§ **DATA SUPPLIED**:
>> Begin
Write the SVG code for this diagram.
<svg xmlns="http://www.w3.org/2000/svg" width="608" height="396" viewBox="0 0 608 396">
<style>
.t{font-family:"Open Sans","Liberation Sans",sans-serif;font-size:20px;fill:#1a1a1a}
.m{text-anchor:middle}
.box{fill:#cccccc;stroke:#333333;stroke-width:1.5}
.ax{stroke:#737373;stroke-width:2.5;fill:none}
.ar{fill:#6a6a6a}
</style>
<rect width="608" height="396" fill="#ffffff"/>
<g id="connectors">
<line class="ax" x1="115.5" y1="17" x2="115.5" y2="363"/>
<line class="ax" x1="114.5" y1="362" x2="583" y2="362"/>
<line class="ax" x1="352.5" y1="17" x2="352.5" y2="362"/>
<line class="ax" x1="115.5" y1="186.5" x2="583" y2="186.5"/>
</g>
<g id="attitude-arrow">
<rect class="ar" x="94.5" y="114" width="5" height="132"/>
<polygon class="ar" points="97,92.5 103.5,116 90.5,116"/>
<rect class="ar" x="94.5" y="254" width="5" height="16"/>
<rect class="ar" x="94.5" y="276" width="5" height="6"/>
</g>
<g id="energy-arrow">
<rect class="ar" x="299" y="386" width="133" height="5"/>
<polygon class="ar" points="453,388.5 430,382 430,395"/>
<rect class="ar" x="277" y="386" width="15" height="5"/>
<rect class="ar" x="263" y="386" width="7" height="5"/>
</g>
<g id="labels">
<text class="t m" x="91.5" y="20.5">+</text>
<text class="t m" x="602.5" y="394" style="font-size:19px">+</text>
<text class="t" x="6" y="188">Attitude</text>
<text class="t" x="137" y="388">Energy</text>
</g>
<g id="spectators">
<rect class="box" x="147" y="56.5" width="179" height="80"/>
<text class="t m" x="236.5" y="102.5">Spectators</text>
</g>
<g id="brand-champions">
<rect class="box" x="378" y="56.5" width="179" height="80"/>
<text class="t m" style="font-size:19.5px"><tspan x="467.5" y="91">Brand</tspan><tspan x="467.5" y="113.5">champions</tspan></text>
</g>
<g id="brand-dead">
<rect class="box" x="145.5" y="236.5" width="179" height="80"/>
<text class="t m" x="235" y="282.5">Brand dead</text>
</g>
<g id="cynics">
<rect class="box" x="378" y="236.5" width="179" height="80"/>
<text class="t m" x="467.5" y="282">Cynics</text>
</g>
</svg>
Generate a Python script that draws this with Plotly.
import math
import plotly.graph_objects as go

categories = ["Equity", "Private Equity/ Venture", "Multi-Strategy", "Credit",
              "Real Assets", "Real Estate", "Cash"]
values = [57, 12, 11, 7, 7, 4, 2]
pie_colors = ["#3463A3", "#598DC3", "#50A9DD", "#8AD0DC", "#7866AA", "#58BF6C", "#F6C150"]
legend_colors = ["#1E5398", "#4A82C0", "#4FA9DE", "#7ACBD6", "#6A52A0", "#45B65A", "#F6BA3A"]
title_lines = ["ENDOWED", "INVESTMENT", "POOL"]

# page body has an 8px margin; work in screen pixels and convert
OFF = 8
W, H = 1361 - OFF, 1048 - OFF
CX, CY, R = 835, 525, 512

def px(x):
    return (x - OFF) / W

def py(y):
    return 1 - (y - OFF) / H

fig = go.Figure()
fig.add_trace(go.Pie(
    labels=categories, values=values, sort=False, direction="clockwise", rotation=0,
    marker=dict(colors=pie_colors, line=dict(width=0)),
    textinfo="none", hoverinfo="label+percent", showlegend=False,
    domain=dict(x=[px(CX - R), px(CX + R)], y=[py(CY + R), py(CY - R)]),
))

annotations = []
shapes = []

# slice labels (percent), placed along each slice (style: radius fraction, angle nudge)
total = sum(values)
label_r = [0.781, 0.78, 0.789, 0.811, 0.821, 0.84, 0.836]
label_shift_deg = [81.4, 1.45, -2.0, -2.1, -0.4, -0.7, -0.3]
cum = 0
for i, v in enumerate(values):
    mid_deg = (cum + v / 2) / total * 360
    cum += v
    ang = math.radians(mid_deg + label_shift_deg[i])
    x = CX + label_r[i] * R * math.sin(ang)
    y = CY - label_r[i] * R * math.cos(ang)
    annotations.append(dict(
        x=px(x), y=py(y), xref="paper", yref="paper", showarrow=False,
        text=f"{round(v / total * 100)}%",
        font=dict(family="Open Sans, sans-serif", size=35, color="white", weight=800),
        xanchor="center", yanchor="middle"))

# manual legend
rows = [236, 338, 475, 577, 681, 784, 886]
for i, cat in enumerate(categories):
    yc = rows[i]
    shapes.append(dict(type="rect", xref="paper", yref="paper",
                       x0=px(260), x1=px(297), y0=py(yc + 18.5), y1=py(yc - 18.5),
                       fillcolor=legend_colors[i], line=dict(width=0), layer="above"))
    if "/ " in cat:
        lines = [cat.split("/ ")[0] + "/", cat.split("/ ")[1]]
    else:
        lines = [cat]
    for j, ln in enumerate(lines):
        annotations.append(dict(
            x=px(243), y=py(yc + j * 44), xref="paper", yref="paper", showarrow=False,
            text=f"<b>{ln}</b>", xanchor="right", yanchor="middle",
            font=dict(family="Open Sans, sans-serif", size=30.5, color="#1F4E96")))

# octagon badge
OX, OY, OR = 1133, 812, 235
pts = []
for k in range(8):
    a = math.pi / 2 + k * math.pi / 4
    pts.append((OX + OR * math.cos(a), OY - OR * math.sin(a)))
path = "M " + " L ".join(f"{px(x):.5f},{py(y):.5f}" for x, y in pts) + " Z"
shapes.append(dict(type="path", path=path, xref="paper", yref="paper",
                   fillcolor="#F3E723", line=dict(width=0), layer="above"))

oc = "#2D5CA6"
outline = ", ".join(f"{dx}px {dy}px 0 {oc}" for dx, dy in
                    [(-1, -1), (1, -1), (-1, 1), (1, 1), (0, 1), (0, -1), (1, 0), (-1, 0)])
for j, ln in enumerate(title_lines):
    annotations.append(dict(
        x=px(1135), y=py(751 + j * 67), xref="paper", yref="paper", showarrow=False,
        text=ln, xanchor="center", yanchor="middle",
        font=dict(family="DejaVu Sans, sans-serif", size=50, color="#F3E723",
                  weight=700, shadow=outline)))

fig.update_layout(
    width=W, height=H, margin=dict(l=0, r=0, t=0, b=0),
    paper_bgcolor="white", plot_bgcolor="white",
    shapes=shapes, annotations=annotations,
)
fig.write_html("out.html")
>> End
>> Begin
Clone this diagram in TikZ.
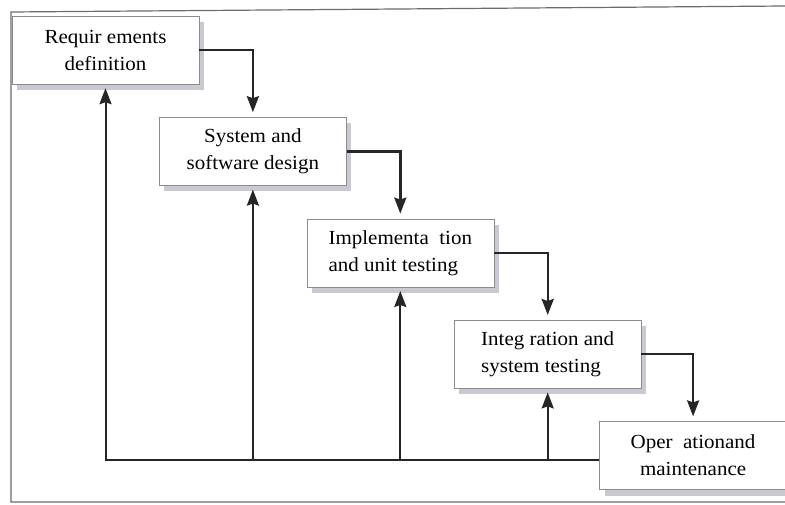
>> End
§ **WHAT THE EXERCISE ASKS**: Using the records above, find and show each line with the string "diagram".

§ **COMPLETE OUTPUT**:
Write the SVG code for this diagram.
Clone this diagram in TikZ.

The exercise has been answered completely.